RAL: I would love to. That summer I was going to classes at the University of Detroit, and living at the convent in Marian in Birmingham. And I’ve got a couple of stories. One was I was in Canada, when the riots broke out and I had to come back across the bridge and through town you could see where the fires were going on, it had just begun. And then, they were collecting clothing for people, and food, and we had a station wagon. So we gathered up a lot of clothes, and we had the station wagon packed, literally to the ceiling. So I can only, when I was driving, I could only see a little slit out the rearview mirror. And we went to the near Eastside, I can’t remember the name of the church, it was not a catholic church, where they were collecting these clothes. And we went to one place where we were supposed to drop it, and they said, no, we had to go to this other one. So we got back in the car and we headed to this other one which was a short distance away, and went down the alley to pull into where we needed to drop the clothes. And all of the sudden as we stopped we were surrounded by police with their guns drawn, pointing in the car. Of course I wasn’t very nice, I sort of laughed, which is a nervous reaction, but it’s also like they knew as soon as they saw us that we were sisters, because we were still wearing habits at that point. But they were under so much pressure and tension to stop the looting, so they of course let us unload the car, and that is basically that piece of the story. I also remember the National Guard on the corners, even after we started back to classes in the city. And my dad had a business in the city, on the northwest side, I don’t believe it got—it didn’t get looted, I know that, and I don’t remember even if the windows were broken, but he may have had to board up those windows too.

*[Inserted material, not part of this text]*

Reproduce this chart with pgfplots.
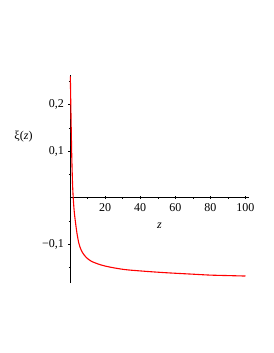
\documentclass[border=0pt]{standalone}
\usepackage{pgfplots}
\pgfplotsset{compat=1.18}
\usepackage{fontspec}
\setmainfont{Liberation Serif}
\begin{document}
\begin{tikzpicture}[x=1pt,y=1pt]
\useasboundingbox[fill=white] (0,0) rectangle (273,353);
\begin{axis}[
  at={(70pt,155.3pt)}, anchor=origin,
  scale only axis, width=179pt, height=208pt,
  xmin=0, xmax=102, ymin=-0.183, ymax=0.263,
  axis lines=middle, axis line style={-, black, line width=0.5pt},
  clip=false,
  xtick={20,40,60,80,100},
  minor xtick={10,30,50,70,90},
  ytick={-0.1,0.1,0.2},
  yticklabels={{−0,1},{0,1},{0,2}},
  minor ytick={-0.15,-0.05,0.05,0.15,0.25},
  major tick length=3pt, minor tick length=2pt,
  tick style={black, line width=0.4pt},
  tick label style={font=\fontsize{12}{14}\selectfont},
  /pgf/number format/assume math mode=true,
  xticklabel style={yshift=-1pt},
  yticklabel style={xshift=-1pt},
]
\addplot[red, line width=1.1pt, smooth] coordinates {
(0.2,0.26) (0.5,0.19) (1.0,0.09) (1.5,0.025) (2.0,-0.01) (2.5,-0.033)
(3.3,-0.058) (4,-0.077) (5,-0.097) (6,-0.109) (7,-0.117) (9,-0.127)
(12,-0.136) (17.5,-0.144) (23,-0.149) (31,-0.154) (40,-0.157) (51,-0.160)
(60,-0.162) (70,-0.164) (80,-0.166) (90,-0.167) (100,-0.168)
};
\node[font=\fontsize{12}{14}\selectfont] at (axis cs:-26.5,0.132) {ξ(\textit{z})};
\node[font=\fontsize{12}{14}\selectfont] at (axis cs:51,-0.061) {\textit{z}};
\end{axis}
\end{tikzpicture}
\end{document}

WW: Did you know about the uprising before you crossed over the bridge, or as you were crossing the bridge?
RAL: Yes, yes, no I already knew about it because it was already on the news.
WW: Okay.
RAL: I’m not sure; did it start on Friday night?
WW: Sunday, Sunday morning, early Sunday morning
RAL: Sunday morning, Okay. So we already heard about it on the news, because that would have been Sunday afternoon when I was coming back across.
WW: Did it change the way you looked at the city?
RAL: Did it change—? I don’t think it changed so much how I looked at the city. It changed it forever though. I have next generation family members who wouldn’t think of going into the city. I taught there in the seventies, in the city, and I always considered it my city, so if I want to drive across town, I drive across town, and if I want to go someplace I go there. But it did dramatically change things. I think that the dramatic change was combined not only because of the riots and the white flight, but it was also at the same time as the drug business started. And as some of the Scholastic Magazine, which was a teachers’ paper and kids’, talked about how they were marketing drugs just like you market jeans. Except under the table in a sense, and I think that mad— I think really the drug business made a bigger change overall in the city than even the white flight. But the white flight was due to the riots.
WW: Do you remember— going back to your story of dropping off supplies to the church. Do you remember the look on the police officers’ face or how they reacted when they saw and realized who you were?
RAL: I remember thinking they just looked exhausted and tense.
WW: Did you run into any issues as you were leaving the city, to go back to Birmingham?
RAL: No, didn’t have any problem getting, getting in or getting out.
WW: Okay, fine thank you so much.
RAL: You’re so welcome, thanks for asking.